En 2007, alors que les premiers signes concrets des tensions à venir voient le jour aux Etats-Unis, les mêmes analystes ne s’en inquiètent guère. La croissance est toujours au rendez-vous, l’économie réelle (un qualificatif qui commence à être utilisé abondamment ; il existe donc une économie irréelle !) est en forme, et de toute manière les fondamentaux sont toutjours aussi bons. L’immobilier montre des signes évidents d’essoufflement mais nos analystes prévoient un atterrissage en douceur, nouvelle métaphore abondamment relayée dans la presse financière et économique, ce qui signifie en langage d’analystes financiers stagnation à la même altitude, et qui signifie en langage simple et populaire perte d’altitude et retour à la case départ. Du côté des bourses, les nouvelles sont contrastées ; elles font du yo-yo, nouvelle expression imagée pour signifier que les marchés sont très volatils et risquent de piquer du nez à chaque mauvaise nouvelle. En 2007, les Cassandre de 2006 se font davantage entendre mais leurs analyses sont jugées pessimistes et non conformes aux données fournies par « l’économie réelle ». Les Cassandre entretiennent l’inquiétude et les marchés n’aiment pas les gens inquiets.

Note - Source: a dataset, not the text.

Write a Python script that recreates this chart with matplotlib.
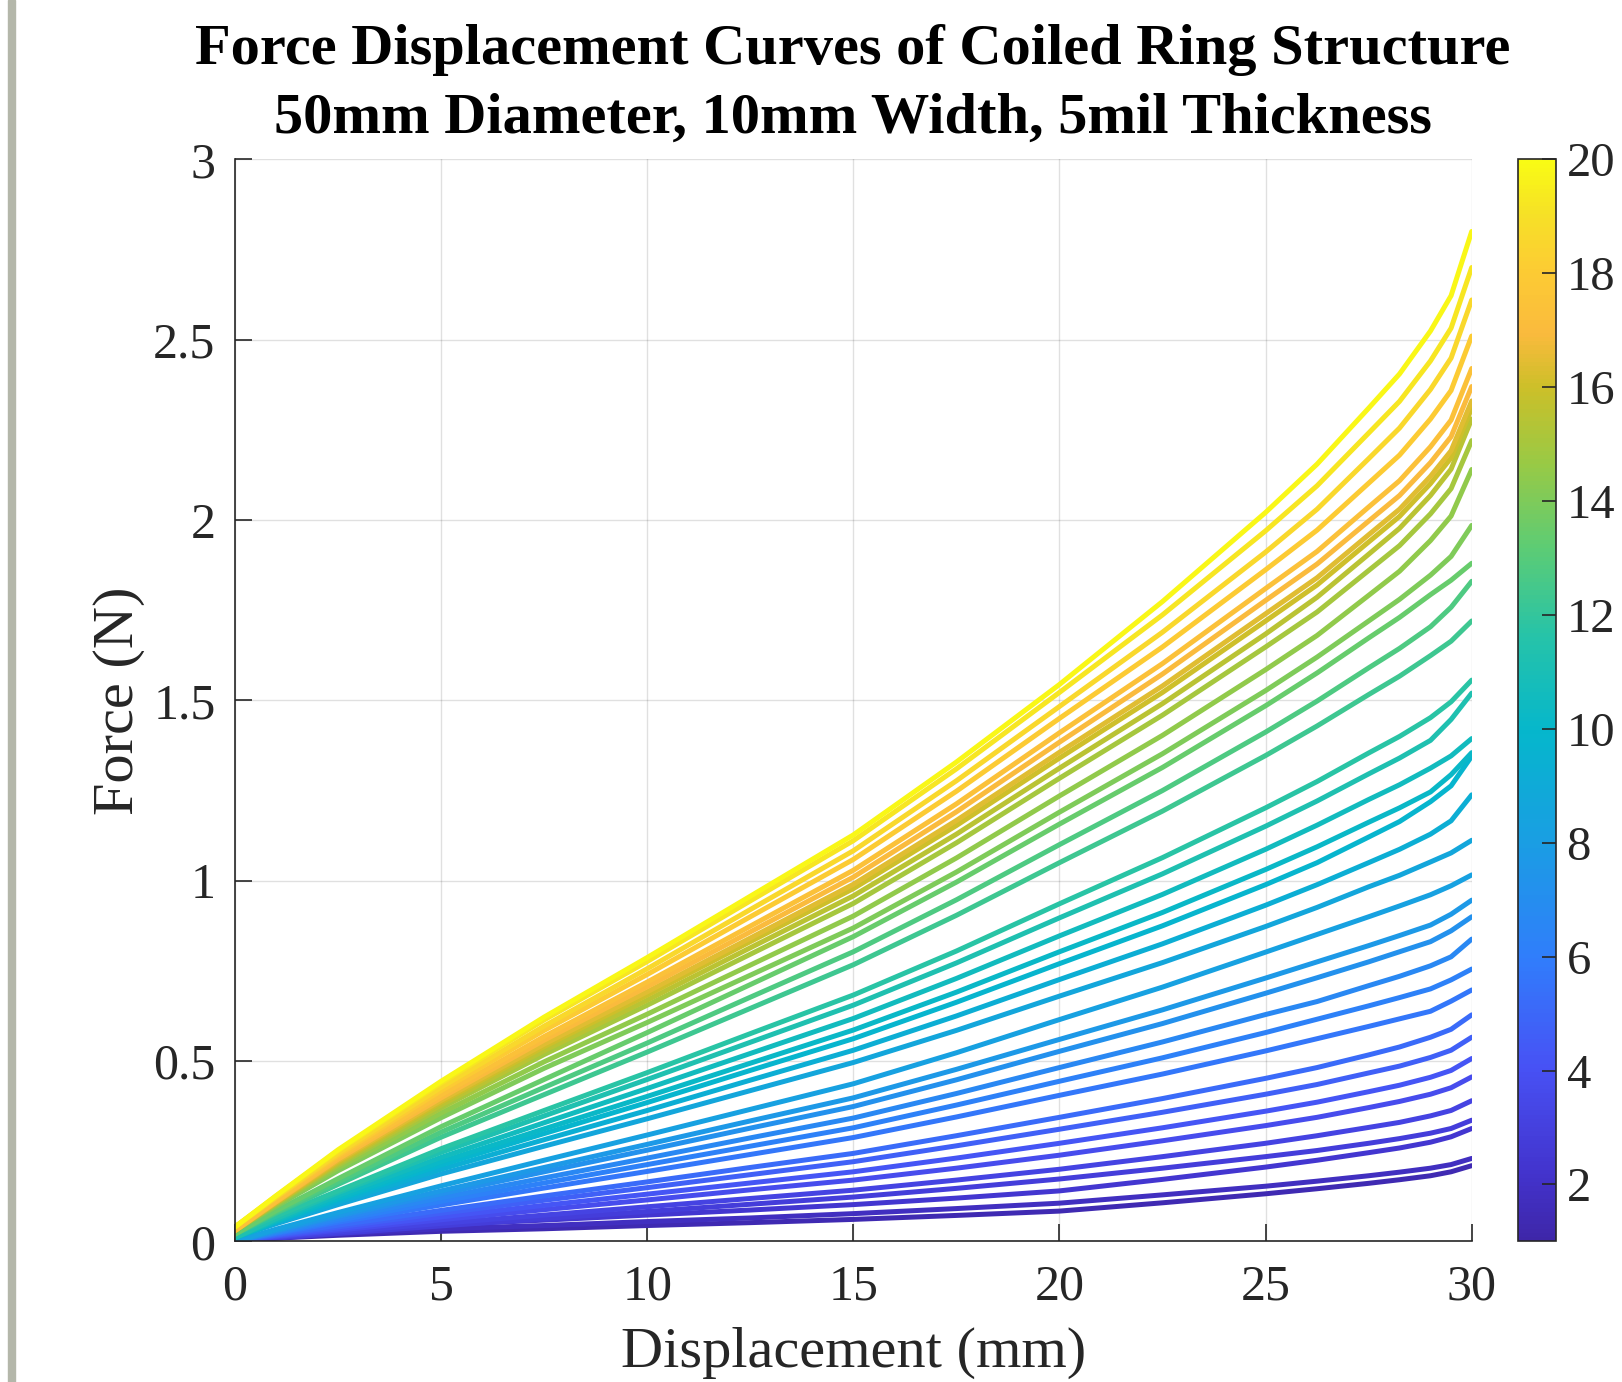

Et puis, en 2008, la situation se dégrade encore aux Etats-Unis. La chute de l’immobilier est beaucoup plus soutenue que prévu. Les marchés paniquent, les bourses ont peur, les banques sont touchées. Certaines d’entre elles font faillite ou voient leur capitalisation boursière fondre comme l’Arctique en période de réchauffement climatique. « L’économie réelle » commence à être touchée dans son ensemble. Les analystes financiers, qui n’avaient rien vu venir, adoptent maintenant le langage des Cassandre. Le spectre de la Grande Dépression qui a suivi le krach boursier de 1929 refait surface. Ils relayent maintenant les analyses des Cassandre et amplifient l’inquiétude en dénonçant aujourd’hui des pratiques qu’ils avaient encensées hier. Il faut à tous prix sauver le système financier américain, sans quoi l’économie mondiale entrerait inéluctablement dans une longue période de récession…
Aujourd’hui, les analystes se félicitent de l’action des banques centrales, applaudissent l’intervention de l’Etat et approuvent la volonté de (re) réguler un système devenu fou, opaque et incompréhensible pour l’ensemble d’entre eux. Pourfendeurs de l’Etat, quand il envisage de taxer (un minimum) les bénéfices liés à l’activité boursière, ces analystes considèrent aujourd’hui l’Etat comme un bienfaiteur dont l’action est nécessaire et salvatrice. En somme, l’Etat est un voyou quand il prend l’argent des riches, et un ange quand il utilise l’argent de tous les contribuables pour sauver un système mis en branle par quelques-uns. Le plan de sauvetage du gouvernement américain inaugure une nouvelle forme de capitalisme, où les profits seront toujours privatisés et les pertes toujours mutualisées, un système dans lequel le capital est toujours gagnant, et la collectivité toujours perdante. Au lieu de se féliciter de ce plan de sauvetage, ne peut-on pas se demander si celui-ci est juste et approprié ? Ne va-t-il pas dédouanner les responsables de leurs actes ? Ne donne-t-on pas au marché un message d’impunité ? … Beaucoup d’analystes, une fois de plus, restent muets face à ces interrogations. Le plan américain est la seule solution de relance possible, croient-ils aujourd’hui. Demain, ils se rendront compte que ce plan n’aura contribué qu’à appauvrir l’Etat sans relancer l’économie. Et si pour une fois, l’Etat remboursait les dettes des gens, plutôt que celles des banques. A côté de la déroute du secteur bancaire, cette crise marque aussi la débâcle des analyses des spécialistes.